忘却と再生
出典: フリー百科事典『ウィキペディア(Wikipedia)』 (2022/02/07 14:53 UTC 版)
バロック音楽から古典派音楽への推移を、対位法的なものからホモフォニックなものへの転換と見るならば、バロック音楽それ自体が同様の推移をたどっており、バロック音楽といわゆる古典派音楽の境界を明確に線引きする事は難しい。連続的な趣味の変化に伴って、過去の遺物となったバロック時代の音楽は18世紀後半にはほぼ完全に忘却された。 ロマン派期になると、メンデルスゾーンによるバッハのマタイ受難曲の「再発見」に象徴されるように、バロック時代の音楽へと興味が向かうようになり、作品にバロック風の味付けを施す作曲家もいた(たとえばブラームスやフランクなど)。 19世紀末から20世紀の音楽家たちも、バロック期の音楽に興味を抱き、その形式の一部を模倣するような作品を作っている(たとえばグリーグの「ホルベアの時代から」、ドビュッシーの「ラモー賛 Hommage à Rameau」、ラヴェルの「クープランの墓 Le tombeau de Couperin」、レーガーの一連の作品、マーラーの交響曲第7番など)。 20世紀前半を通してバロック音楽への関心は持続された。
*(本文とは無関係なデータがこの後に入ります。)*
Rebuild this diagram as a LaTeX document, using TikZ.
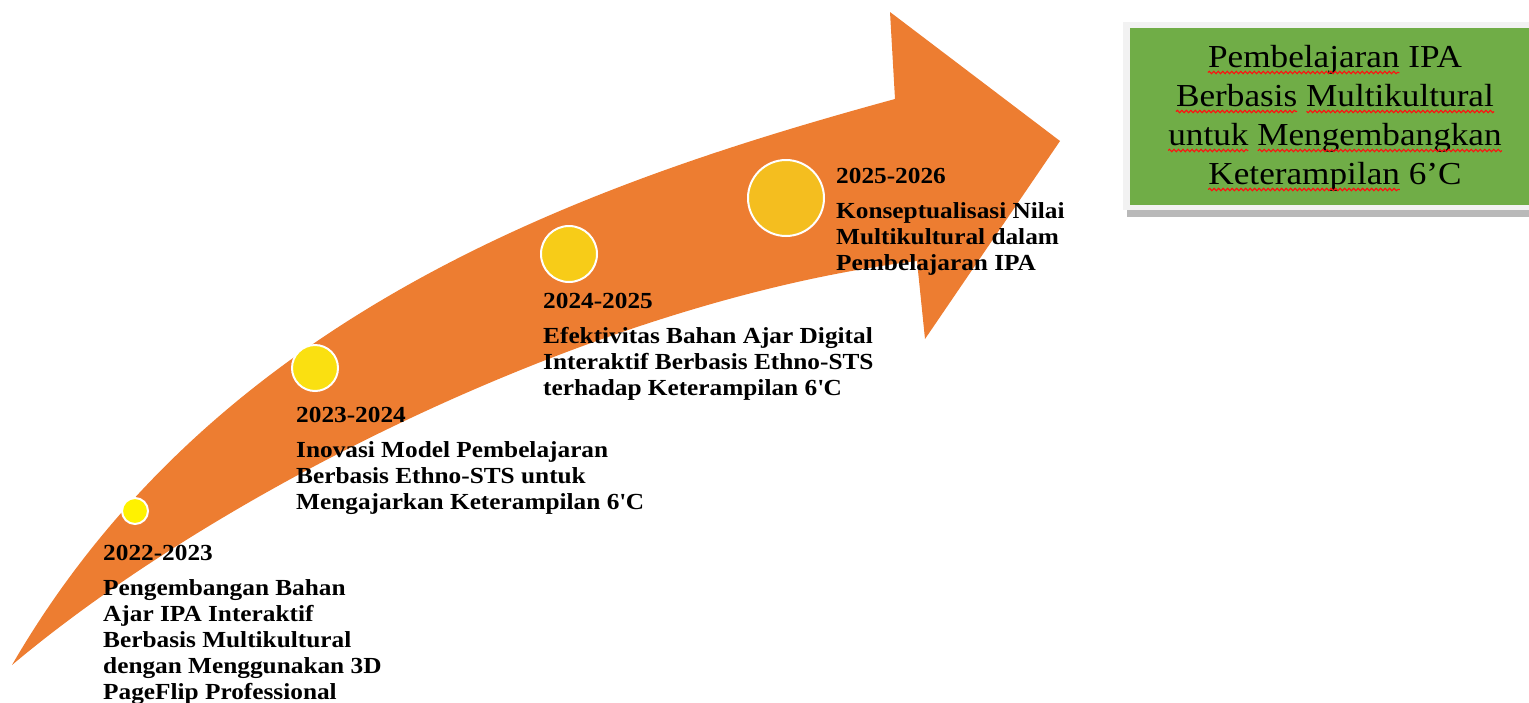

新古典主義音楽の時期にはストラヴィンスキーやプーランクらがバロックを模した楽曲を発表した。やがて、バロック時代には現代とは異なる楽器が使用されていた事が、特に鍵盤楽器に関して注目を引き、チェンバロの復興が行われたが、当初は、チェンバロへの様々な誤解がある上に、ピアノ製造の技術を流用して作られた事などからこれらは今日では(逆説的にも)モダン・チェンバロなどと呼ばれている(チェンバロの歴史を参照)。 1970年代から、バロック(以前)の音楽の演奏に際しては、博物館や個人の収集で残されている同時代の楽器(オリジナル楽器)や、それらの楽器の忠実なレプリカ(ヒストリカル楽器)を使用し、同時代の文献などによって奏法研究を行うことで徹底的にバロック期の音楽を再現しようとする動きが活発になった。このような潮流を古楽運動とよび、このような観点で用いられるオリジナル楽器やヒストリカル楽器を古楽器と呼ぶ。管弦楽曲に関しても、大編成のオーケストラではなく小規模なアンサンブルを用いることが多い。 一方、グレン・グールドのピアノによるJ.S.バッハ録音に代表されるように、近現代の楽器でバロックが演奏される機会も多い。 シンセサイザーなどの電子楽器を使ったりポピュラー音楽に転用される例もある。パッヘルベルの「カノン」におけるコード進行(D-A-Bm-F#m-G-D-G(Em/G)-A、いわゆる大逆循環)は俗に「カノン進行」、「カノンコード」とも呼ばれ、最も良く知られた進行の一つである。アフロディテス・チャイルドの「雨と涙 (Rain and Tears)」を皮切りに、ポピュラー音楽、特にJ-POPでの引用例は枚挙に暇がない(山下達郎「クリスマス・イヴ」やZARD「負けないで」など多数)。 また、ディープ・パープルやレインボーのギタリストとして知られるリッチー・ブラックモアはクラシック音楽の素養があり、ブルース一辺倒だったロックにクラシック要素を積極的に持ち込んだ。代表曲「ハイウェイ・スター」「紫の炎」ではJ・S・バッハの楽曲を引用している。彼に触発されたランディ・ローズやイングヴェイ・マルムスティーンらもクラシックの教育を受けており、やはりバッハからの影響を受けている。これらバロック音楽とロックの融合は、ヘヴィメタルの様式美的な特徴を決定づける多大な影響を残した。